Roe Deer have long been the victims of huntsmen; Robert Graves in his anatomy of the origins of poetry, ‘The White Goddess’ asks, ‘how many kings in how many fairy tales have not chased this beast through enchanted forests and been cheated of their quarry? The Roebucks poetic meaning is ‘Hide the Secret.’ Watching Roe’s nimbly canter into the depths of the woods, disappearing mysteriously through glades, one can see how they might be tempting us humans to discover some lost secret of the forest.

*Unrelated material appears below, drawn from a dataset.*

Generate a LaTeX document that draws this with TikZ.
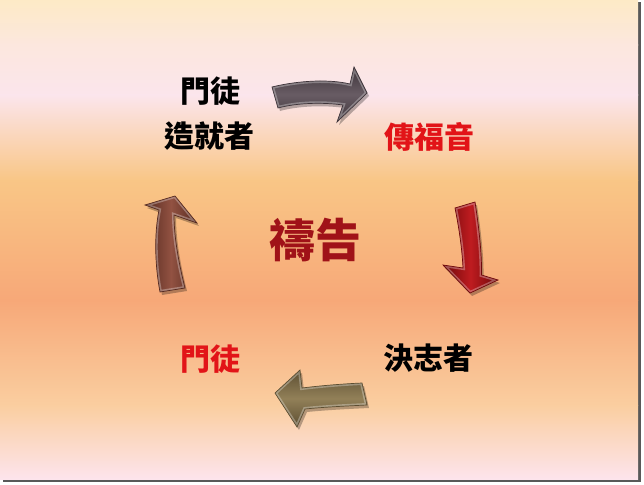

It may also be this unattainability that led to Elizabethan poets comparing them to unreachable mistresses, punning on ‘deer’ and ‘dearest’. Sir Thomas Wyatt, the poet courtier who was suspected of being one of Anne Boleyn’s hapless lovers, was fond of this pun, capturing his misery and estrangement in the following woebegone lines:

Banished am I, remediless,
To wilderness alone,
Alone to sigh and moan
And of relief all comfortless
And all for your love, my dear.’

Thomas Wyatt, Song CCLXI

A couple of verses later he makes the analogy very clear,

And when the deer draw to the green,
Makes me think on a roe:
How I have seen ye go
Above the fairest, fairest beseen!
And all for your love, my dear.’

They certainly knew how to charm a lady in those days, even if they did risk losing their heads.